How many times have I written recipes with warnings that some things, from raw eggs to undercooked chicken, are more dangerous for people with suppressed immune systems?

Moira Quinn has lived it.

“Suppressed immune system” covers a lot of situations. But mostly, it means cancer treatment.

And after four months of chemotherapy and radiation, Quinn has a whole new relationship to eating “clean” food.

Quinn, 57, is a familiar face in Charlotte. She was on TV on WBTV for almost 20 years before she become a driving force at Charlotte Center City Partners.

Two weeks before the Democratic National Convention in September, Quinn was diagnosed with Stage 2 breast cancer. She started chemotherapy on Halloween and finished the day before Valentine’s.

“My doctor has a sense of humor,” she jokes.

Friends jumped in to feed her and her family.

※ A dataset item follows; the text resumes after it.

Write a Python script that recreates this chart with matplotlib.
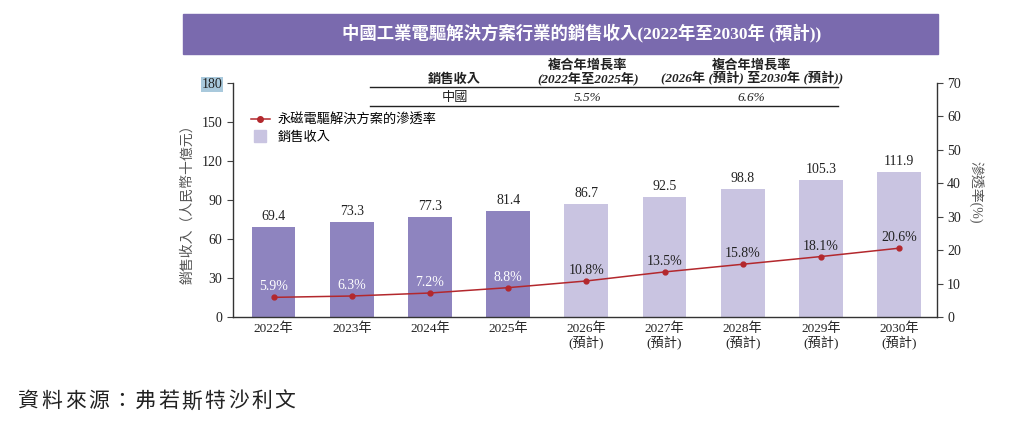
import matplotlib
matplotlib.use("Agg")
import matplotlib.pyplot as plt
from matplotlib.patches import Rectangle
from matplotlib.lines import Line2D

plt.rcParams['font.family'] = ['Liberation Serif', 'Noto Sans CJK TC']

# data
years = ["2022年", "2023年", "2024年", "2025年", "2026年\n(預計)", "2027年\n(預計)",
         "2028年\n(預計)", "2029年\n(預計)", "2030年\n(預計)"]
revenue = [69.4, 73.3, 77.3, 81.4, 86.7, 92.5, 98.8, 105.3, 111.9]
penetration = [5.9, 6.3, 7.2, 8.8, 10.8, 13.5, 15.8, 18.1, 20.6]
n_actual = 4

title = "中國工業電驅解決方案行業的銷售收入(2022年至2030年 (預計))"
table_head = ["銷售收入", "複合年增長率\n(2022年至2025年)", "複合年增長率\n(2026年 (預計) 至2030年 (預計))"]
table_row = ["中國", "5.5%", "6.6%"]
source = "資料來源：弗若斯特沙利文"

dark = "#8e84bf"
light = "#c9c4e1"
red = "#b3282d"
purple = "#7a6aae"
txt = "#222222"
fs = 9.5

fig = plt.figure(figsize=(10.17, 4.32), dpi=100)
ax = fig.add_axes([0.229, 0.266, 0.692, 0.542])
ax2 = ax.twinx()

x = list(range(len(years)))
colors = [dark if i < n_actual else light for i in x]
ax.bar(x, revenue, width=0.56, color=colors, zorder=2)
for i, v in enumerate(revenue):
    ax.text(i, v + 3, f"{v:.1f}", ha="center", va="bottom", fontsize=fs + 0.5, color=txt)

ax2.plot(x, penetration, color=red, lw=1.1, marker="o", ms=3.5, zorder=3)
for i, p in enumerate(penetration):
    ax2.text(i, p + 1.2, f"{p:.1f}%", ha="center", va="bottom", fontsize=fs + 0.5,
             color="white" if i < n_actual else txt, zorder=4)

ax.set_xlim(-0.52, 8.48)
ax.set_ylim(0, 180)
ax.set_yticks(range(0, 181, 30))
ax2.set_ylim(0, 70)
ax2.set_yticks(range(0, 71, 10))
ax.set_xticks(x)
ax.set_xticklabels(years, fontsize=fs, color=txt, linespacing=1.05)
ax.tick_params(axis="x", length=0, pad=4)
ax.tick_params(axis="y", labelsize=fs + 0.5, labelcolor=txt, length=4, color="#444444")
ax2.tick_params(axis="y", labelsize=fs + 0.5, labelcolor=txt, length=4, color="#444444")

for a in (ax, ax2):
    a.spines["top"].set_visible(False)
    for s in ("left", "right", "bottom"):
        a.spines[s].set_color("#333333")
        a.spines[s].set_linewidth(1.0)
ax.spines["right"].set_visible(False)
ax2.spines["left"].set_visible(False)
ax2.spines["bottom"].set_visible(False)

fig.text(0.184, 0.535, "銷售收入（人民幣十億元）", rotation=90, fontsize=fs + 0.5,
         color="#555555", ha="center", va="center")
fig.text(0.959, 0.556, "滲透率(%)", rotation=-90, fontsize=fs + 0.5,
         color="#555555", ha="center", va="center")

# highlight artefact on 180 tick label
for lbl in ax.get_yticklabels():
    if lbl.get_text() == "180":
        lbl.set_bbox(dict(facecolor="#a9c9dc", edgecolor="none", pad=0.5))

# legend
handles = [Line2D([0], [0], color=red, lw=1.1, marker="o", ms=4),
           Line2D([0], [0], color=light, lw=0, marker="s", ms=8)]
ax.legend(handles, ["永磁電驅解決方案的滲透率", "銷售收入"], loc="upper left",
          bbox_to_anchor=(0.026, 0.868), frameon=False, fontsize=fs,
          handlelength=1.4, handletextpad=0.6, labelspacing=0.35,
          borderpad=0, borderaxespad=0)

# title banner
fig.patches.append(Rectangle((0.180, 0.875), 0.742, 0.092, transform=fig.transFigure,
                             color=purple, zorder=0))
fig.text(0.572, 0.921, title, ha="center", va="center", color="white",
         fontsize=12.5, fontweight="bold")

# small table
cols_x = [0.447, 0.578, 0.739]
for cx, h in zip(cols_x, table_head):
    fig.text(cx, 0.802, h, ha="center", va="bottom", fontsize=fs, style="italic",
             fontweight="bold", color=txt, linespacing=1.0)
for cx, r in zip(cols_x, table_row):
    fig.text(cx, 0.774, r, ha="center", va="center", fontsize=fs, style="italic",
             color=txt)
fig.add_artist(Line2D([0.364, 0.824], [0.799, 0.799], color="#222222", lw=1.0))
fig.add_artist(Line2D([0.364, 0.824], [0.754, 0.754], color="#222222", lw=1.0))

# source, spaced out
for k, ch in enumerate(source):
    fig.text(0.018 + k * 0.0229, 0.068, ch, fontsize=15, style="italic",
             color=txt, ha="left", va="center")

fig.savefig("out.png", dpi=100)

FOX News’ Morgan Fogarty used the website to put together a schedule with a note from Moira on what she could eat.

And Quinn found out that what she could eat was tricky – and not always what you would expect.

“The first thing I did, I figured I’m going to eat healthy – salads, fruits, all organic. My first round of chemo, I tried to eat all that stuff. I lost 8 pounds because I couldn’t digest anything.”

Here’s the thing: There’s a lot of well-meaning information out there about eating when you have cancer. But not all advice is one-size-fits-all.

Quinn learned she had to be really careful. No fresh food – she couldn’t risk exposure to bacteria. Nothing spicy at all. Nothing acidic. No lemon juice. No tomato sauce. No salad dressing.

“Nothing fresh, only white, brown and yellow foods: Rice, pasta, cheese, toast, chicken, flaky fish. I ate a lot of chicken.”

Her friends quickly figured it out. One sent a noodle kugel – perfect. Another made matzo ball soup. Perfect again.

With all of it, she had to be so careful.

“Anytime anyone sent me something fresh, I thanked them profusely and my husband ate well. They were being wonderful and fabulous. I never said anything.”

Eating healthfully is great. Now that her treatment is over – and her scans show she’s free of cancer – she’s happily eating fresh fruits and vegetables again. Lots of salads. Organic produce, after she washes it really well.

What we eat – what we want to eat, what we can eat, what we should eat – it’s so personal.

“A chemo patient needs to listen to your doctor and your oncology nurses, listen to your team,” Quinn says now.

“And if you’re going to cook and provide a meal – I appreciated it more than I can tell you. It was such an effort to keep body and soul together. But it’s always good to ask, ‘What can you eat?’ Don’t assume.”